Nothing in that definition prevents statics from being considered inherited. Yes, statics behave differently than nonstatics when it comes to overriding vs. overloading. But that doesn't mean they aren't inherited.
[Campbell]: Try this in Java5 or Java6:
As I recall, @Override is not enforced in JDK 5. Unless they added that in a later bugfix release, but I doubt it.
Also, note that the rules for @Override are not exactly the same as the JLS definition of overriding. For example, JLS 9.4.1 makes clear that an interface method may override a method declared in a superinterface. But if you try using @Override in this case, it's not allowed. So we can't assume that @Override matches the JLS definitions.
Joined: Oct 13, 2005
I was obviously mistaken about inheritance. Sorry. @Override was introduced in Java5. And we are not working in an interface, but in a concrete class, where putting @Override before a static method ought to produce a compiler error.
Joined: Mar 05, 2008
[Campbell]: @Override was introduced in Java5.

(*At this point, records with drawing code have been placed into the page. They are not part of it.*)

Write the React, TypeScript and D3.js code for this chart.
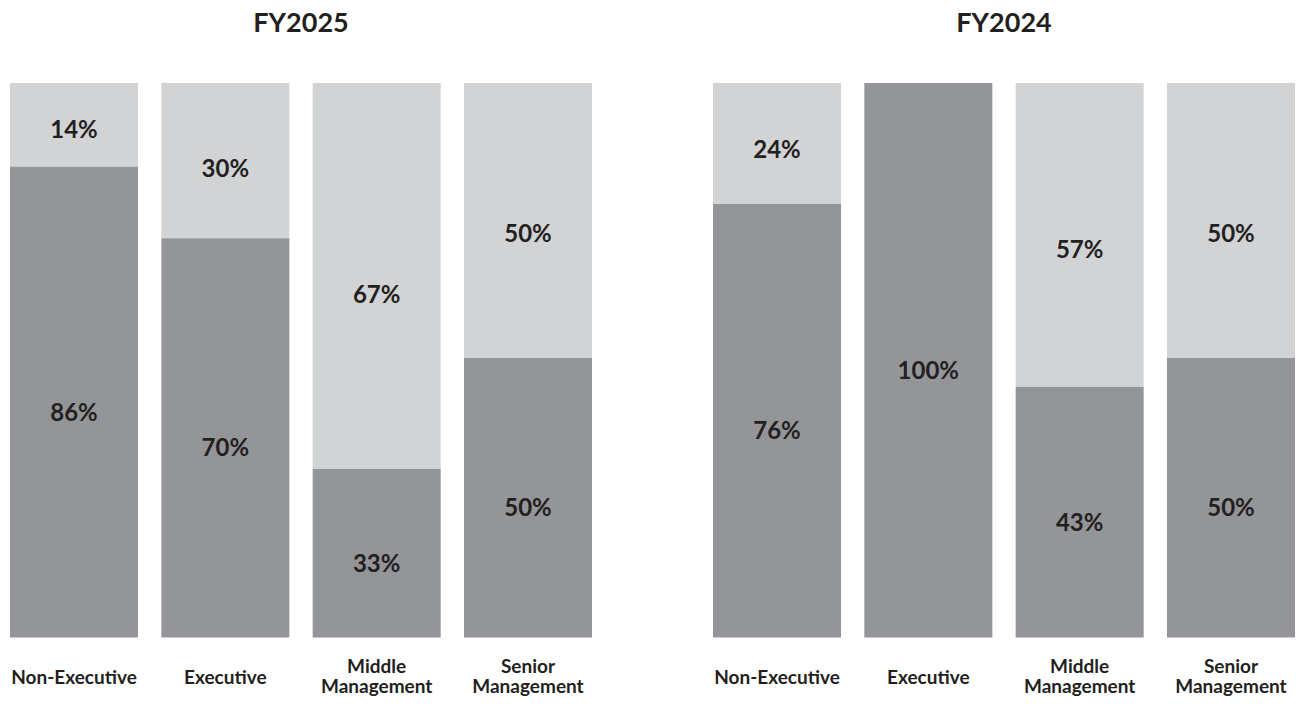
import React from "react";
import * as d3 from "d3";

// Categories and data
const categories = ["Non-Executive", "Executive", "Middle Management", "Senior Management"];
const categoryLines = [["Non-Executive"], ["Executive"], ["Middle", "Management"], ["Senior", "Management"]];
const years = ["FY2025", "FY2024"];

// Bottom (dark) segment share as drawn in the picture (%)
const darkShareFY2025 = [84.9, 72.0, 30.4, 50.4];
const darkShareFY2024 = [78.2, 100, 45.2, 50.4];
// Printed labels
const darkLabelFY2025 = ["86%", "70%", "33%", "50%"];
const lightLabelFY2025 = ["14%", "30%", "67%", "50%"];
const darkLabelFY2024 = ["76%", "100%", "43%", "50%"];
const lightLabelFY2024 = ["24%", "", "57%", "50%"];

const W = 1303;
const H = 704;
const DARK = "#939598";
const LIGHT = "#d1d3d4";
const TEXT = "#231f20";
const FONT = "Lato, 'Open Sans', sans-serif";

const panels = [
  { title: years[0], range: [10, 592], dark: darkShareFY2025, dl: darkLabelFY2025, ll: lightLabelFY2025 },
  { title: years[1], range: [713, 1295], dark: darkShareFY2024, dl: darkLabelFY2024, ll: lightLabelFY2024 },
];

export default function App() {
  const y = d3.scaleLinear().domain([0, 100]).range([637.5, 83]);
  return (
    <svg width={W} height={H} style={{ position: "absolute", left: 0, top: 0, background: "#fff" }} fontFamily={FONT}>
      {panels.map((p, pi) => {
        const x = d3.scaleBand<string>().domain(categories).range(p.range as [number, number]).paddingInner(0.154).paddingOuter(0);
        const cx = (p.range[0] + p.range[1]) / 2;
        return (
          <g key={pi}>
            <text x={cx} y={32} textAnchor="middle" fontSize={27} fontWeight={700} fill={TEXT}>{p.title}</text>
            {categories.map((c, i) => {
              const x0 = x(c)!;
              const bw = x.bandwidth();
              const v = p.dark[i];
              const yTop = y(100);
              const yMid = y(v);
              const yBot = y(0);
              const mx = x0 + bw / 2;
              const lines = categoryLines[i];
              const hTop = yMid - yTop;
              return (
                <g key={c}>
                  {v < 100 && <rect x={x0} y={yTop} width={bw} height={hTop} fill={LIGHT} />}
                  <rect x={x0} y={yMid} width={bw} height={yBot - yMid} fill={DARK} />
                  {v < 100 && p.ll[i] && (
                    <text x={mx} y={(yTop + yMid) / 2 + hTop * 0.045} dominantBaseline="central" textAnchor="middle" fontSize={24} fontWeight={700} fill={TEXT}>{p.ll[i]}</text>
                  )}
                  <text x={mx} y={(yMid + yBot) / 2 + 9} dominantBaseline="central" textAnchor="middle" fontSize={24} fontWeight={700} fill={TEXT}>{p.dl[i]}</text>
                  <text x={mx} textAnchor="middle" fontSize={19} fontWeight={700} fill={TEXT}>
                    {lines.length === 1 ? (
                      <tspan x={mx} y={684}>{lines[0]}</tspan>
                    ) : (
                      lines.map((l, li) => (
                        <tspan key={li} x={mx} y={673 + li * 19.5}>{l}</tspan>
                      ))
                    )}
                  </text>
                </g>
              );
            })}
          </g>
        );
      })}
    </svg>
  );
}
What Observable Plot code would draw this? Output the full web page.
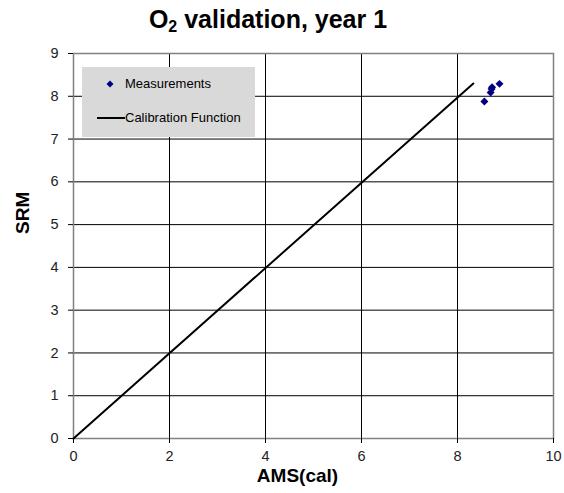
<!DOCTYPE html>
<html>
<head>
<meta charset="utf-8">
<script src="https://cdn.jsdelivr.net/npm/d3@7"></script>
<script src="https://cdn.jsdelivr.net/npm/@observablehq/plot@0.6"></script>
<style>
  body { margin: 0; background: #fff; font-family: Arial, "Liberation Sans", sans-serif; }
  #wrap { position: relative; width: 564px; height: 493px; }
  #title { position: absolute; left: 0; top: 0; width: 536px; text-align: center; font-weight: bold; font-size: 25px; line-height: 38px; height: 40px; color: #000; }
  #title sub { font-size: 16px; vertical-align: -4px; line-height: 0; }
  #chart { position: absolute; left: 0; top: 40px; }
  #legend { position: absolute; left: 82px; top: 67px; width: 173px; height: 70px; background: #d9d9d9; font-size: 13px; color: #000; }
  .li { position: absolute; left: 0; height: 16px; line-height: 16px; }
  .li span.t { position: absolute; left: 43px; white-space: nowrap; }
</style>
</head>
<body>
<div id="wrap">
  <div id="title">O<sub>2</sub> validation, year 1</div>
  <div id="chart"></div>
  <div id="legend">
    <div class="li" style="top:9px;width:173px;">
      <svg width="40" height="16" style="position:absolute;left:0;top:0">
        <path d="M28,4.5 L31.5,8 L28,11.5 L24.5,8 Z" fill="#000080"></path>
      </svg>
      <span class="t">Measurements</span>
    </div>
    <div class="li" style="top:43px;width:173px;">
      <svg width="44" height="16" style="position:absolute;left:0;top:0">
        <line x1="15" x2="43" y1="8" y2="8" stroke="#000" stroke-width="2"></line>
      </svg>
      <span class="t">Calibration Function</span>
    </div>
  </div>
</div>
<script>
// Data
const measX = [8.56, 8.69, 8.71, 8.72, 8.875];
const measY = [7.88, 8.09, 8.17, 8.21, 8.29];
const calX = [0, 8.33];
const calY = [0, 8.3];
const xTicks = [0, 2, 4, 6, 8, 10];
const yTicks = [0, 1, 2, 3, 4, 5, 6, 7, 8, 9];
const xGrid = [2, 4, 6, 8];
const yGrid = [1, 2, 3, 4, 5, 6, 7, 8];

const meas = measX.map((x, i) => ({x, y: measY[i]}));
const cal = calX.map((x, i) => ({x, y: calY[i]}));

const chart = Plot.plot({
  width: 564,
  height: 453,
  marginTop: 13,
  marginBottom: 55,
  marginLeft: 73,
  marginRight: 11,
  style: {fontFamily: "Arial, 'Liberation Sans', sans-serif", fontSize: "14px", color: "#000", background: "#fff"},
  x: {domain: [0, 10]},
  y: {domain: [0, 9]},
  marks: [
    Plot.ruleX(xGrid, {stroke: "#000", strokeWidth: 1}),
    Plot.ruleY(yGrid, {stroke: "#000", strokeWidth: 1}),
    Plot.frame({stroke: "#808080", strokeWidth: 1.5}),
    Plot.axisX({ticks: xTicks, tickSize: 5, tickPadding: 7, label: null, stroke: "#000", fill: "#222", fontSize: 14.5}),
    Plot.axisY({ticks: yTicks, tickSize: 5, tickPadding: 10, label: null, stroke: "#000", fill: "#222", fontSize: 14.5}),
    Plot.text(["AMS(cal)"], {frameAnchor: "bottom", dx: -16, dy: 43, fontWeight: "bold", fontSize: 19, fill: "#000"}),
    Plot.text(["SRM"], {frameAnchor: "left", dx: -51, dy: -12, rotate: -90, fontWeight: "bold", fontSize: 19, fill: "#000"}),
    Plot.line(cal, {x: "x", y: "y", stroke: "#000", strokeWidth: 2}),
    Plot.dot(meas, {x: "x", y: "y", symbol: "diamond2", r: 3.6, fill: "#000080", stroke: "none"})
  ]
});
document.getElementById("chart").appendChild(chart);
</script>
</body>
</html>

Introduced, yes. But not enforced. It was ignored by the compiler, whether or not it was on a method that actually overrode anything (by any definition). If you want Victor to observe a compiler error for the example given, he probably needs to use JDK 6, not 5.
[Campbell]: And we are not working in an interface, but in a concrete class, where putting @Override before a static method ought to produce a compiler error.
I'm aware of that. My general point was that @Override does not map directly to "overriding" as defined in the JLS. The folks who defined the @Override annotation were apparently on crack or something. Whether or not @Override compiles in a given program has little bearing on whether it's really overriding (in the JLS sense) or not. To put it another way, I agree with your conclusion (static methods can't be overridden) but not with your reasoning (because the @Override meaning is different from the JLS meaning of override). Yeah, it's nice that @Override seems to support your (correct) conclusion, but that's just coincidence as far as I'm concerned. The @Override annotation is not to be trusted as a definition of what "override" means.